What to work on => Exactly the lines from the one containing "Write a Python" through the one containing "FED_BPS = [33, 81, 38, 8, -19, -69, -121]" must be returned; include both ends and nothing else.

The records =>

====

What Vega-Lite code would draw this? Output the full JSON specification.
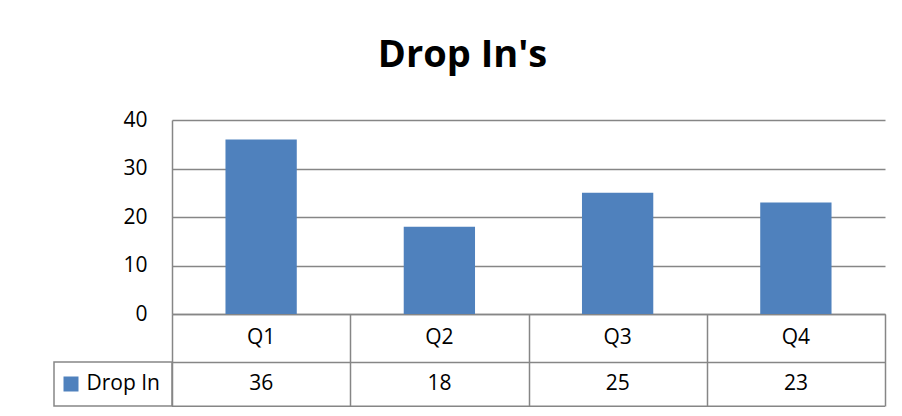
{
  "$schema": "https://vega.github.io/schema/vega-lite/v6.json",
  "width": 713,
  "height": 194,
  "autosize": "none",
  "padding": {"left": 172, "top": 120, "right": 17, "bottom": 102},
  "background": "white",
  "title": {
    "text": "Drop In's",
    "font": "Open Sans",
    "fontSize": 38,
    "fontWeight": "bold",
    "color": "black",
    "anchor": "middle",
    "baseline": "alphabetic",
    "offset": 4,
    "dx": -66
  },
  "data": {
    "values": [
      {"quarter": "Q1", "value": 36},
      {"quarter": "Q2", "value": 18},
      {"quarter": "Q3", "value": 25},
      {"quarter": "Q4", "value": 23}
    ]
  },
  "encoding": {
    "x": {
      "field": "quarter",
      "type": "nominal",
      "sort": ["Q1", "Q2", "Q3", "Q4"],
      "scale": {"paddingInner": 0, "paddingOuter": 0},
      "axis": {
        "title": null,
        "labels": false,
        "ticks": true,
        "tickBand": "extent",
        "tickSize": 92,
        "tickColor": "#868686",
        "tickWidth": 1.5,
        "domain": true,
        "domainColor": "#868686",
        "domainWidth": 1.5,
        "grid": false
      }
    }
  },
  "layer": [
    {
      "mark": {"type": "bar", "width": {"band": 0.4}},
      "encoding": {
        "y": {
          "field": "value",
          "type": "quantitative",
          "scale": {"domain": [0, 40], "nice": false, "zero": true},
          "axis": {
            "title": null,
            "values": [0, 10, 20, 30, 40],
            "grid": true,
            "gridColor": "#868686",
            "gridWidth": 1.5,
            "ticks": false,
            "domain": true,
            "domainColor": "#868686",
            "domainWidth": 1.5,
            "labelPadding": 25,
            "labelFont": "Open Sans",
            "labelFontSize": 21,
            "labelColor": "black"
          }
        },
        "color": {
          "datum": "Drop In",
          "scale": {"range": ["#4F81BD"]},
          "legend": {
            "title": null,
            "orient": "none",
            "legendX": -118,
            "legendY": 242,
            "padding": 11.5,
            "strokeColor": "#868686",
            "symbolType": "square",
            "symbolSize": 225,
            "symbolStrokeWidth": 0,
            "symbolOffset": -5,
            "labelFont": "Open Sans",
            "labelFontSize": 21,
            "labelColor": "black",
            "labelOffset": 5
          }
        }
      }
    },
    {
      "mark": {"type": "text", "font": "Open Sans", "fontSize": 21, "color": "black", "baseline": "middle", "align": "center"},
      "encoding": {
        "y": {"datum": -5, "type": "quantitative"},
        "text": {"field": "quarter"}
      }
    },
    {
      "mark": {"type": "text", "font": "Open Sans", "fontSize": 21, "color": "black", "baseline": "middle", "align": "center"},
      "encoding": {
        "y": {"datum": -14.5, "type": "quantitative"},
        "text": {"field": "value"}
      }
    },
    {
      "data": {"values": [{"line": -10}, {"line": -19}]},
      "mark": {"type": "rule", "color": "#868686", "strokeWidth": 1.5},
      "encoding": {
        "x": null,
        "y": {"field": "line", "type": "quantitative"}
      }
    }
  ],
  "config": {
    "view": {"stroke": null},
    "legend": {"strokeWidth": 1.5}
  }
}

====

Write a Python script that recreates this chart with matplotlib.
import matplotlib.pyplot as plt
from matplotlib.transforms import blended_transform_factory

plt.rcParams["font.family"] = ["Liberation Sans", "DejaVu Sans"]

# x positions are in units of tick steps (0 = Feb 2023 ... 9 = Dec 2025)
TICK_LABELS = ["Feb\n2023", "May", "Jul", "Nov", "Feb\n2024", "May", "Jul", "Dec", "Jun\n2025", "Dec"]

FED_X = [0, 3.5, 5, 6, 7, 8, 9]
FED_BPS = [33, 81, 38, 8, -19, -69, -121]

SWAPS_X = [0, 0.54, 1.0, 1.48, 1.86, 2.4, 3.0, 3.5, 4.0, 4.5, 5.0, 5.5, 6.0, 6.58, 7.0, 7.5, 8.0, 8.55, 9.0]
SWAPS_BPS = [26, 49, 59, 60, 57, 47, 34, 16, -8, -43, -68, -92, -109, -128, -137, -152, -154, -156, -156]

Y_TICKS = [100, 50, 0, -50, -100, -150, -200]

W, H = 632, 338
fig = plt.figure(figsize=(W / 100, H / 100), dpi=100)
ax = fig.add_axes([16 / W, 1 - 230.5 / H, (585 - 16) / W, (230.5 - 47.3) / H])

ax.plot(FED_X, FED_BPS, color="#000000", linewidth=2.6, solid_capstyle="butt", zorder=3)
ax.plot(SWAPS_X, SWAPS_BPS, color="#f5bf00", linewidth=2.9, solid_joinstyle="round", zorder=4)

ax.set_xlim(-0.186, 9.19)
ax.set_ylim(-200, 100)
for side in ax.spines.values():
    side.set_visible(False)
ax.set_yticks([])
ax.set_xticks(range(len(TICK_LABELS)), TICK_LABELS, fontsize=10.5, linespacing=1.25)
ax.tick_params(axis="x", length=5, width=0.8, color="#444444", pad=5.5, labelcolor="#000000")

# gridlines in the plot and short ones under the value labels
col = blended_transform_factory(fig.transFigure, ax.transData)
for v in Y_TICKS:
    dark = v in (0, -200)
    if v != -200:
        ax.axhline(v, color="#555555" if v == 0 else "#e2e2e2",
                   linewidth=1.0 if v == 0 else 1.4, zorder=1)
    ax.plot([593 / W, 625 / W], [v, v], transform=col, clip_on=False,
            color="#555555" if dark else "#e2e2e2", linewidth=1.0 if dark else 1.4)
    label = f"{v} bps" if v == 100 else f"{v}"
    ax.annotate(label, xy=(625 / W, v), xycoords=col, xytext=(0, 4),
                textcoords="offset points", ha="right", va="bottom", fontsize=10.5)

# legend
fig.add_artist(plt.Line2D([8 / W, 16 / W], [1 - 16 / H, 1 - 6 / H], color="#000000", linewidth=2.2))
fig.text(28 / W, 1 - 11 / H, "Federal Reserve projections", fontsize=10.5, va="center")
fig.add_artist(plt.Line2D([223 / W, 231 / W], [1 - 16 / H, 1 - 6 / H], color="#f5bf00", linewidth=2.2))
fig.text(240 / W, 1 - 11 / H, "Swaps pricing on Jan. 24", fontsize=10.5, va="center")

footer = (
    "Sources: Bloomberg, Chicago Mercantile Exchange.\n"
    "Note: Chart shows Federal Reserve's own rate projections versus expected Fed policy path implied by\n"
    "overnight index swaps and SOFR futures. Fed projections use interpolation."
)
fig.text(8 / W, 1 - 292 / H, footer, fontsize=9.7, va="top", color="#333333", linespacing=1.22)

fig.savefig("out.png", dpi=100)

====

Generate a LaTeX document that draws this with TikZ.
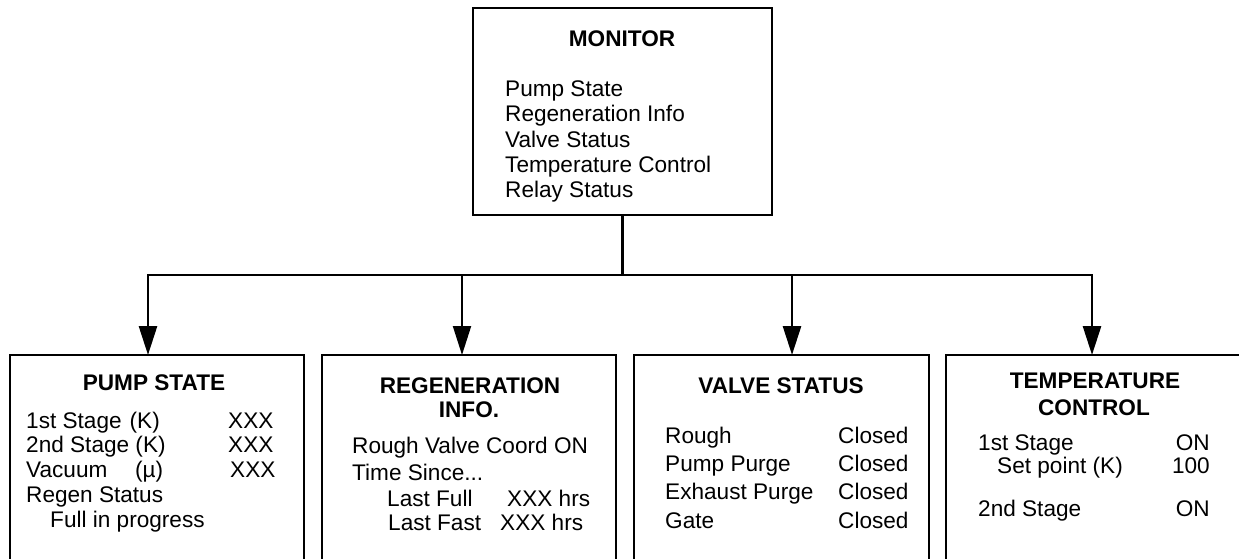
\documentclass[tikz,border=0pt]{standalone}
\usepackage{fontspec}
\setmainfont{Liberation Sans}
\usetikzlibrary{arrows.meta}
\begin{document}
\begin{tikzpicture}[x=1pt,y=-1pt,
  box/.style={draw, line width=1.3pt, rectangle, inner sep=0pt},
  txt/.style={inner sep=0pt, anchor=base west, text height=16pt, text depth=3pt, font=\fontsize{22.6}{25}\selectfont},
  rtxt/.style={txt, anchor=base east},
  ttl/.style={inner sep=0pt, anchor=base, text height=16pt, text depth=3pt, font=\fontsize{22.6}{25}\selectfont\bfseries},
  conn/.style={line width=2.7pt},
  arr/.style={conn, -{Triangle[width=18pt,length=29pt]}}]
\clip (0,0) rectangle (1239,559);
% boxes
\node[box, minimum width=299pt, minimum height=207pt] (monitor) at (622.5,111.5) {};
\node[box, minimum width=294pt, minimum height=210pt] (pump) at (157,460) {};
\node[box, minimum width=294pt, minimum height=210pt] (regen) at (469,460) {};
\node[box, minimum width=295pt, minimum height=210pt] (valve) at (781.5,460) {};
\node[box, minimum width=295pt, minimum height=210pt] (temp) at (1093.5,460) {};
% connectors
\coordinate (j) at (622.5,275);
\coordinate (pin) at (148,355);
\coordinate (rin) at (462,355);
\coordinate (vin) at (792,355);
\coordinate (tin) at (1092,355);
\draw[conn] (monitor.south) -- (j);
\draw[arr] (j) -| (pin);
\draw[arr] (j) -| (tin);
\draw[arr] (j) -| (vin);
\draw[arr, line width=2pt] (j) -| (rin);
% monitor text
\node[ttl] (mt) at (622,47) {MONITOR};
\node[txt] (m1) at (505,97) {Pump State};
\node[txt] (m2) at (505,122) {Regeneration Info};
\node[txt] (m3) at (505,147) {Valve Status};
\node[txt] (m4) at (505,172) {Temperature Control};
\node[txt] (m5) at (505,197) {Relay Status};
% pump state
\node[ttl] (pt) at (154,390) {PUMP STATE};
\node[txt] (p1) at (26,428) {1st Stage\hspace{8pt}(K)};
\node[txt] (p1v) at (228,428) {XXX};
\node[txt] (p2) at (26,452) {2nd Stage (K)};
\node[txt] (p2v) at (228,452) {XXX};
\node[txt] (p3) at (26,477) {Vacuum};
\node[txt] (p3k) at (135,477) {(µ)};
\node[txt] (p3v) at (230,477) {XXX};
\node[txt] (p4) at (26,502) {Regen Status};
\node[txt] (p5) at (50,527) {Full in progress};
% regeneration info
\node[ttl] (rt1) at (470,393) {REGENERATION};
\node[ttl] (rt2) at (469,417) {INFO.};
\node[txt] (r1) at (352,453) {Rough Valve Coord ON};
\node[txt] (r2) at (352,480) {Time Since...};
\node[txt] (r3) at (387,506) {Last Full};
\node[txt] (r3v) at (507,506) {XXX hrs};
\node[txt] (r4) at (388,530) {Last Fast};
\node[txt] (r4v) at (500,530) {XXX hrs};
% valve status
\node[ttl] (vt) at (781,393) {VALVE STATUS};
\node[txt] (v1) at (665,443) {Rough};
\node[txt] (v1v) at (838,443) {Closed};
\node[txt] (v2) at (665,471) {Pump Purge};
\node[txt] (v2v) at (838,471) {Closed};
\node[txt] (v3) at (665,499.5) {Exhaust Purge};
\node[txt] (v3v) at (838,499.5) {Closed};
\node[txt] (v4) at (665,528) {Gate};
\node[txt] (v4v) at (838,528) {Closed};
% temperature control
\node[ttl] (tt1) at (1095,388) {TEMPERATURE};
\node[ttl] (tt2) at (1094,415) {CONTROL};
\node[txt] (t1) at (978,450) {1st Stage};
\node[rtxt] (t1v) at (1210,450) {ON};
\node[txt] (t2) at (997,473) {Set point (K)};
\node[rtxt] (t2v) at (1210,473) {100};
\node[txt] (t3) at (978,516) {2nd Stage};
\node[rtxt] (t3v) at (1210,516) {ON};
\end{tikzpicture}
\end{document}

====

Written answer =>
Write a Python script that recreates this chart with matplotlib.
import matplotlib.pyplot as plt
from matplotlib.transforms import blended_transform_factory

plt.rcParams["font.family"] = ["Liberation Sans", "DejaVu Sans"]

# x positions are in units of tick steps (0 = Feb 2023 ... 9 = Dec 2025)
TICK_LABELS = ["Feb\n2023", "May", "Jul", "Nov", "Feb\n2024", "May", "Jul", "Dec", "Jun\n2025", "Dec"]

FED_X = [0, 3.5, 5, 6, 7, 8, 9]
FED_BPS = [33, 81, 38, 8, -19, -69, -121]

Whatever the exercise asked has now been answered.